The following are dog training commands that every pet owner should consider, regardless of breed.


  • Come – Of all the recommended commands, this should be one of the first things a puppy is taught. Typically, the dog’s name would become part of the “come” command, which is training used to get an appropriate and immediate response whenever the owner calls out for the pet.


  • Sit – This too is a basic command that every dog should know. The “sit” command is easy to teach and easy for a puppy to learn. This particular training command can be used in a variety of situations to ensure proper behavior such as waiting to be fed, staying beside the owner while out in public, not charging someone at the front door, and so on.


  • Stay – In most cases, the “sit” and “stay” command would be taught in conjunction with one another. In addition to keeping a dog under control, the “stay” command is used as a means of keeping the animal safe.


  • Down – For this, different phrases could be used but the goal is for the animal to lie down on command. Some people prefer to simply use “down” while others use “lie down”. In either case, this is a good command for an animal to be taught in that it prevents a dog from rushing someone or even another animal, regardless if playing or being assertive.


  • Okay – In addition to “okay”, some people prefer to use the word “release”. No matter the preference, this dog training command lets the animal know he is released from the previous command given. For instance, if a dog were taught to “wait”, the “okay” or “release” command would be given once the owner deems it okay for the animal to move about freely.
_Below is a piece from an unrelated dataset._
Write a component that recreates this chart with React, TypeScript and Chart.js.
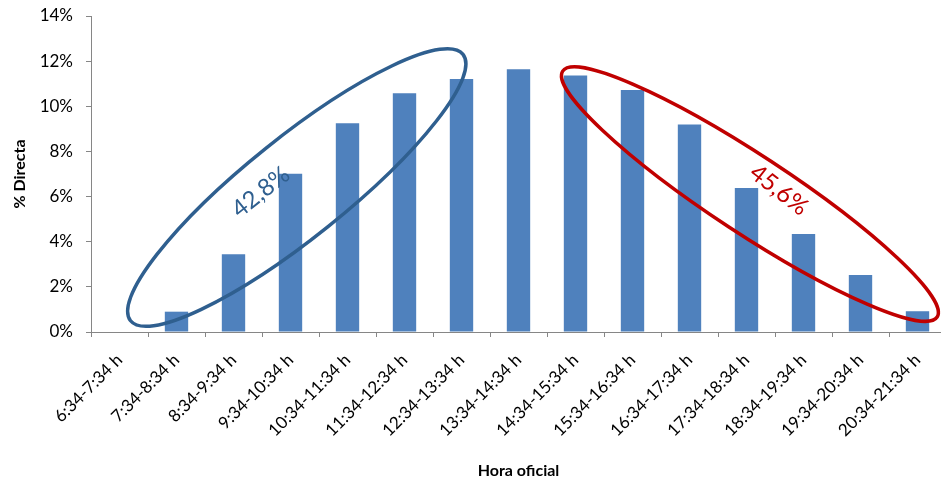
import React, { useEffect, useRef } from "react";
import { Chart, registerables } from "chart.js";

Chart.register(...registerables);

const categories = [
  "6:34-7:34 h", "7:34-8:34 h", "8:34-9:34 h", "9:34-10:34 h", "10:34-11:34 h",
  "11:34-12:34 h", "12:34-13:34 h", "13:34-14:34 h", "14:34-15:34 h", "15:34-16:34 h",
  "16:34-17:34 h", "17:34-18:34 h", "18:34-19:34 h", "19:34-20:34 h", "20:34-21:34 h",
];
const directa = [0, 0.9, 3.44, 7.01, 9.25, 10.58, 11.21, 11.64, 11.36, 10.72, 9.19, 6.38, 4.34, 2.53, 0.92];
const yTicks = [0, 2, 4, 6, 8, 10, 12, 14];

// annotation groups: ellipse centre in (category index, value) units
const groupLabels = ["42,8%", "45,6%"];
const groupCenters = [
  { x: 3.11, y: 6.4 },
  { x: 11.06, y: 6.11 },
];
const groupTextPos = [
  { x: 2.48, y: 6.2 },
  { x: 11.57, y: 6.29 },
];

const ellipseStyle = [
  { color: "#2F5F8F", a: 213, b: 50, angle: -38.7, textAngle: -38.5, width: 3.5 },
  { color: "#C00000", a: 224, b: 39, angle: 33.3, textAngle: 38, width: 3.5 },
];

const groupsPlugin = {
  id: "groups",
  afterDatasetsDraw(chart: any) {
    const { ctx } = chart;
    const xs = chart.scales.x;
    const ys = chart.scales.y;
    groupCenters.forEach((c, i) => {
      const st = ellipseStyle[i];
      const cx = xs.getPixelForValue(c.x);
      const cy = ys.getPixelForValue(c.y);
      ctx.save();
      ctx.beginPath();
      ctx.ellipse(cx, cy, st.a, st.b, (st.angle * Math.PI) / 180, 0, Math.PI * 2);
      ctx.strokeStyle = st.color;
      ctx.lineWidth = st.width;
      ctx.stroke();
      const t = groupTextPos[i];
      const tx = xs.getPixelForValue(t.x);
      const ty = ys.getPixelForValue(t.y);
      ctx.translate(tx, ty);
      ctx.rotate((st.textAngle * Math.PI) / 180);
      ctx.fillStyle = st.color;
      ctx.font = "24px Lato";
      ctx.textAlign = "center";
      ctx.textBaseline = "middle";
      ctx.fillText(groupLabels[i], 0, 0);
      ctx.restore();
    });
  },
};

export default function App() {
  const ref = useRef<HTMLCanvasElement>(null);
  useEffect(() => {
    if (!ref.current) return;
    const chart = new Chart(ref.current, {
      type: "bar",
      data: {
        labels: categories,
        datasets: [
          {
            label: "% Directa",
            data: directa,
            backgroundColor: "#4F81BD",
            categoryPercentage: 1,
            barPercentage: 0.41,
          },
        ],
      },
      options: {
        animation: false,
        responsive: false,
        layout: { padding: { top: 16, right: 14, left: 0, bottom: 0 } },
        plugins: { legend: { display: false }, tooltip: { enabled: false } },
        scales: {
          x: {
            offset: true,
            grid: { display: true, drawOnChartArea: false, drawTicks: true, tickLength: 5, color: "#868686", offset: true },
            border: { display: true, color: "#868686", width: 1 },
            ticks: {
              autoSkip: false,
              maxRotation: 45,
              minRotation: 45,
              padding: 13,
              color: "#000",
              font: { family: "Lato", size: 17 },
            },
            title: {
              display: true,
              text: "Hora oficial",
              color: "#000",
              font: { family: "Lato", size: 16, weight: "bold" },
              padding: { top: 1, bottom: 0 },
            },
            afterFit(scale: any) {
              scale.height = 148;
            },
          },
          y: {
            min: 0,
            max: 14,
            afterBuildTicks(scale: any) {
              scale.ticks = yTicks.map((v) => ({ value: v }));
            },
            grid: { display: true, drawOnChartArea: false, drawTicks: true, tickLength: 5, color: "#868686" },
            border: { display: true, color: "#868686", width: 1 },
            ticks: {
              padding: 13,
              color: "#000",
              font: { family: "Lato", size: 17 },
              callback: (v: any) => v + "%",
            },
            title: {
              display: true,
              text: "% Directa",
              color: "#000",
              font: { family: "Lato", size: 16, weight: "bold" },
              padding: { top: 10, bottom: 0 },
            },
            afterFit(scale: any) {
              scale.width = 91;
              scale.paddingTop = 0;
              scale.paddingBottom = 0;
            },
          },
        },
      },
      plugins: [groupsPlugin],
    });
    return () => chart.destroy();
  }, []);
  return (
    <div style={{ position: "fixed", left: 0, top: 0, width: 941, height: 480, overflow: "hidden", background: "#fff" }}>
      <canvas ref={ref} width={960} height={480} style={{ display: "block" }} />
    </div>
  );
}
  • No – For a puppy, the “no” command is very important. This command needs to be given in a firm voice with the purpose of getting the attention of the animal while displaying some kind of bad behavior such as chewing on shoes, clawing at the door, or even excessive barking.


  • Off – Although the “off” command is critical for larger breeds, it is still something that Yorkshire terriers and other small breeds should learn. In simple terms, the “off” command tells an animal not to jump or to get off prohibited furniture.


  • Leave It and Drop It – The “leave it” command could be used for a standard house pet but also for a dog involved with field trials, herding, and other working situations. By nature, dogs are very curious and because of this, they will often pick up or begin to chew on things that could pose risk of some kind. With this command, the animal would know to avoid picking something up. If a dog had already put something in his mouth, the “drop it” command would be used instead.


  • Heel – Although most cities have leash ordinances, having a dog that knows how to heel is considered another great dog training command. While often used with an animal off the leash, the “heel” command can also be used with a dog on a leash to help it keep pace and stay close to the owner.